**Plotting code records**
:::::

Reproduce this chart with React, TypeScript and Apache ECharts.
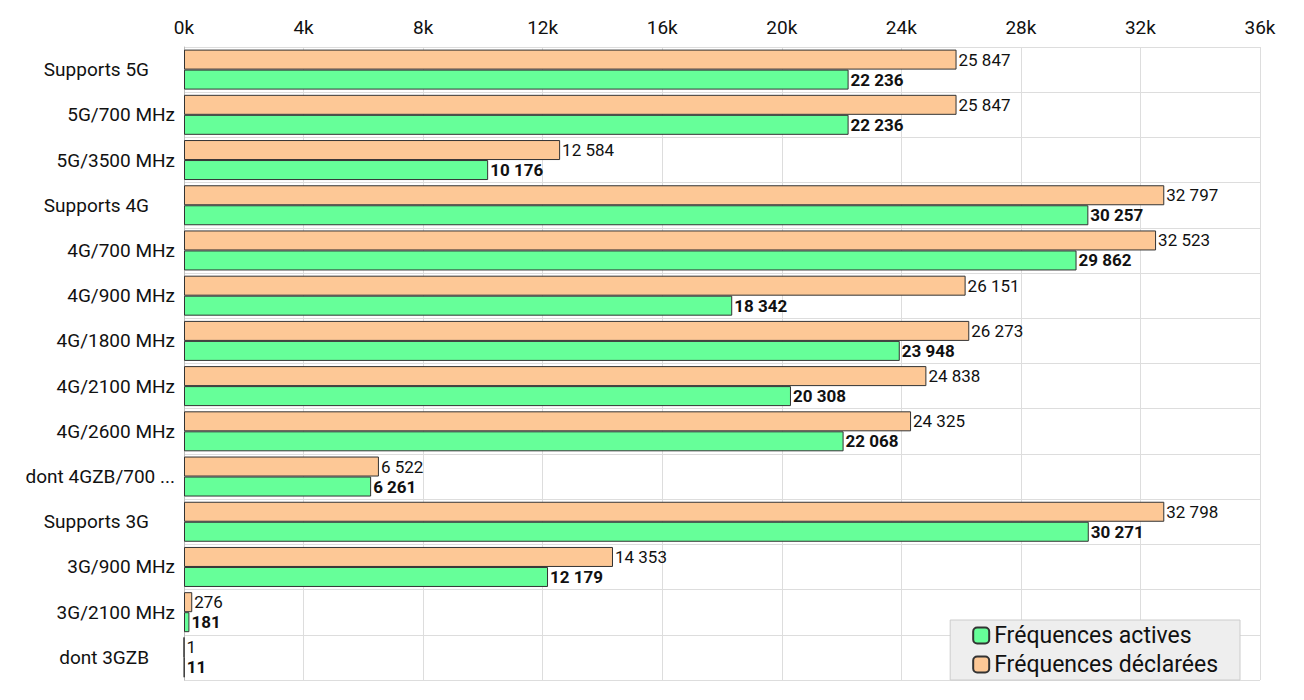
import React, { useEffect, useRef } from 'react';
import * as echarts from 'echarts';

const categories = [
  'Supports 5G', '5G/700 MHz', '5G/3500 MHz', 'Supports 4G', '4G/700 MHz', '4G/900 MHz',
  '4G/1800 MHz', '4G/2100 MHz', '4G/2600 MHz', 'dont 4GZB/700 MHz', 'Supports 3G',
  '3G/900 MHz', '3G/2100 MHz', 'dont 3GZB',
];
const declared = [25847, 25847, 12584, 32797, 32523, 26151, 26273, 24838, 24325, 6522, 32798, 14353, 276, 1];
const active = [22236, 22236, 10176, 30257, 29862, 18342, 23948, 20308, 22068, 6261, 30271, 12179, 181, 11];
const padded = ['Supports 5G', 'Supports 4G', 'Supports 3G', 'dont 3GZB'];

const fmt = (v: number) => String(v).replace(/\B(?=(\d{3})+(?!\d))/g, ' ');

const App: React.FC = () => {
  const ref = useRef<HTMLDivElement>(null);
  useEffect(() => {
    if (!ref.current) return;
    const chart = echarts.init(ref.current, undefined, { renderer: 'svg' });
    const font = 'Roboto, sans-serif';
    chart.setOption({
      animation: false,
      textStyle: { fontFamily: font },
      grid: { left: 184, right: 44, top: 47, bottom: 20 },
      legend: {
        orient: 'vertical',
        right: 64,
        bottom: 20,
        data: ['Fréquences actives', 'Fréquences déclarées'],
        backgroundColor: '#eeeeee',
        borderColor: '#cccccc',
        borderWidth: 1,
        padding: [4, 22, 4, 22],
        itemGap: 6,
        itemWidth: 16,
        itemHeight: 16,
        textStyle: { fontSize: 23, color: '#111', fontFamily: font },
      },
      xAxis: {
        type: 'value',
        position: 'top',
        min: 0,
        max: 36000,
        interval: 4000,
        axisLabel: { formatter: (v: number) => `${v / 1000}k`, fontSize: 19, color: '#111', margin: 10 },
        axisLine: { show: false },
        axisTick: { show: false },
        splitLine: { lineStyle: { color: '#dddddd' } },
      },
      yAxis: {
        type: 'category',
        inverse: true,
        data: categories,
        axisTick: { show: false },
        axisLine: { lineStyle: { color: '#bbbbbb' } },
        splitLine: { show: true, lineStyle: { color: '#dddddd' } },
        axisLabel: {
          color: '#111',
          fontSize: 19,
          margin: 9,
          formatter: (v: string) => (padded.includes(v) ? `{p|${v}}` : v),
          rich: { p: { fontSize: 19, color: '#111', padding: [0, 26, 0, 0] } },
          overflow: 'truncate',
          width: 162,
        },
      },
      series: [
        {
          name: 'Fréquences déclarées',
          type: 'bar',
          data: declared,
          barWidth: 20,
          barGap: '0%',
          itemStyle: { color: '#fdc896', borderColor: '#333', borderWidth: 1 },
          label: { show: true, position: 'right', distance: 2, fontSize: 17, color: '#111', formatter: (p: any) => fmt(p.value) },
        },
        {
          name: 'Fréquences actives',
          type: 'bar',
          data: active,
          barWidth: 20,
          barGap: '0%',
          itemStyle: { color: '#66ff99', borderColor: '#333', borderWidth: 1 },
          label: { show: true, position: 'right', distance: 2, fontSize: 17, fontWeight: 'bold', color: '#111', formatter: (p: any) => fmt(p.value) },
        },
      ],
    });
    return () => chart.dispose();
  }, []);
  return <div ref={ref} style={{ position: 'fixed', left: 0, top: 0, width: 1304, height: 700, background: '#fff' }} />;
};

export default App;
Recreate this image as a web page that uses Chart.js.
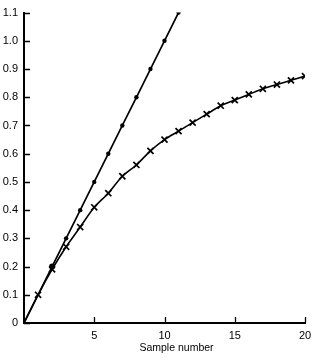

:::::

**INSTRUCTION**
None of the pictures should appear; repeat the records exactly otherwise.

**TASK RESPONSE**
Reproduce this chart with React, TypeScript and Apache ECharts.
import React, { useEffect, useRef } from 'react';
import * as echarts from 'echarts';

const categories = [
  'Supports 5G', '5G/700 MHz', '5G/3500 MHz', 'Supports 4G', '4G/700 MHz', '4G/900 MHz',
  '4G/1800 MHz', '4G/2100 MHz', '4G/2600 MHz', 'dont 4GZB/700 MHz', 'Supports 3G',
  '3G/900 MHz', '3G/2100 MHz', 'dont 3GZB',
];
const declared = [25847, 25847, 12584, 32797, 32523, 26151, 26273, 24838, 24325, 6522, 32798, 14353, 276, 1];
const active = [22236, 22236, 10176, 30257, 29862, 18342, 23948, 20308, 22068, 6261, 30271, 12179, 181, 11];
const padded = ['Supports 5G', 'Supports 4G', 'Supports 3G', 'dont 3GZB'];

const fmt = (v: number) => String(v).replace(/\B(?=(\d{3})+(?!\d))/g, ' ');

const App: React.FC = () => {
  const ref = useRef<HTMLDivElement>(null);
  useEffect(() => {
    if (!ref.current) return;
    const chart = echarts.init(ref.current, undefined, { renderer: 'svg' });
    const font = 'Roboto, sans-serif';
    chart.setOption({
      animation: false,
      textStyle: { fontFamily: font },
      grid: { left: 184, right: 44, top: 47, bottom: 20 },
      legend: {
        orient: 'vertical',
        right: 64,
        bottom: 20,
        data: ['Fréquences actives', 'Fréquences déclarées'],
        backgroundColor: '#eeeeee',
        borderColor: '#cccccc',
        borderWidth: 1,
        padding: [4, 22, 4, 22],
        itemGap: 6,
        itemWidth: 16,
        itemHeight: 16,
        textStyle: { fontSize: 23, color: '#111', fontFamily: font },
      },
      xAxis: {
        type: 'value',
        position: 'top',
        min: 0,
        max: 36000,
        interval: 4000,
        axisLabel: { formatter: (v: number) => `${v / 1000}k`, fontSize: 19, color: '#111', margin: 10 },
        axisLine: { show: false },
        axisTick: { show: false },
        splitLine: { lineStyle: { color: '#dddddd' } },
      },
      yAxis: {
        type: 'category',
        inverse: true,
        data: categories,
        axisTick: { show: false },
        axisLine: { lineStyle: { color: '#bbbbbb' } },
        splitLine: { show: true, lineStyle: { color: '#dddddd' } },
        axisLabel: {
          color: '#111',
          fontSize: 19,
          margin: 9,
          formatter: (v: string) => (padded.includes(v) ? `{p|${v}}` : v),
          rich: { p: { fontSize: 19, color: '#111', padding: [0, 26, 0, 0] } },
          overflow: 'truncate',
          width: 162,
        },
      },
      series: [
        {
          name: 'Fréquences déclarées',
          type: 'bar',
          data: declared,
          barWidth: 20,
          barGap: '0%',
          itemStyle: { color: '#fdc896', borderColor: '#333', borderWidth: 1 },
          label: { show: true, position: 'right', distance: 2, fontSize: 17, color: '#111', formatter: (p: any) => fmt(p.value) },
        },
        {
          name: 'Fréquences actives',
          type: 'bar',
          data: active,
          barWidth: 20,
          barGap: '0%',
          itemStyle: { color: '#66ff99', borderColor: '#333', borderWidth: 1 },
          label: { show: true, position: 'right', distance: 2, fontSize: 17, fontWeight: 'bold', color: '#111', formatter: (p: any) => fmt(p.value) },
        },
      ],
    });
    return () => chart.dispose();
  }, []);
  return <div ref={ref} style={{ position: 'fixed', left: 0, top: 0, width: 1304, height: 700, background: '#fff' }} />;
};

export default App;
Recreate this image as a web page that uses Chart.js.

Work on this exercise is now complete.